All members of an SMSF must also be its trustees. If a fund chooses to have a corporate trustee, each SMSF member must be a director of the company concerned. The company must be registered with the Australian Securities and Investments Commission (ASIC) and each director of that company must also be a member of its corresponding SMSF. From 1 July 2021 the number of trustees/members an SMSF can have has increased from four up to six.
An SMSF gives you greater investment flexibility and greater control of your assets and investment decisions which may allow you to better manage the tax effectiveness of your superannuation savings and your estate planning decisions.
An SMSF can borrow money for a short period of time if the amount borrowed is less than 10 per cent of the fund’s total assets or it can borrow to invest by what is known as a limited recourse borrowing arrangement (LRBA).
A limited recourse borrowing arrangement (LRBA) is a financial arrangement which enables an SMSF to purchase property or shares with borrowed money.
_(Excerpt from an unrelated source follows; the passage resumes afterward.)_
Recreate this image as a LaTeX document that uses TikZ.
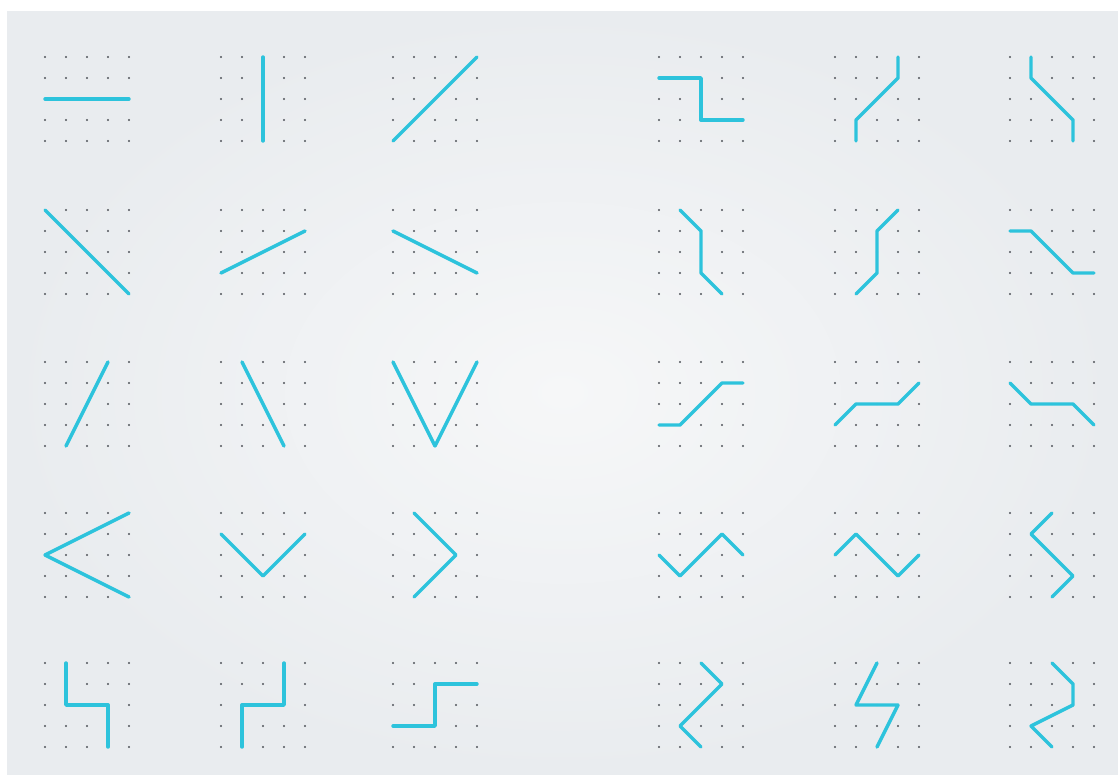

It is limited recourse because if the trustee defaults on the loan, the lender’s recourse is generally limited to the asset acquired which protects the value of the other assets of the fund. To achieve this the asset acquired must be held on trust until the loan is repaid. A bare trust is established to hold the asset as custodian but the SMSF has full beneficial interest in the asset.
A bare trust is a basic form of trust under which the trustee holds property on behalf of a beneficiary. The trustee has no discretion and no duties other than to transfer the property to the beneficiary when required.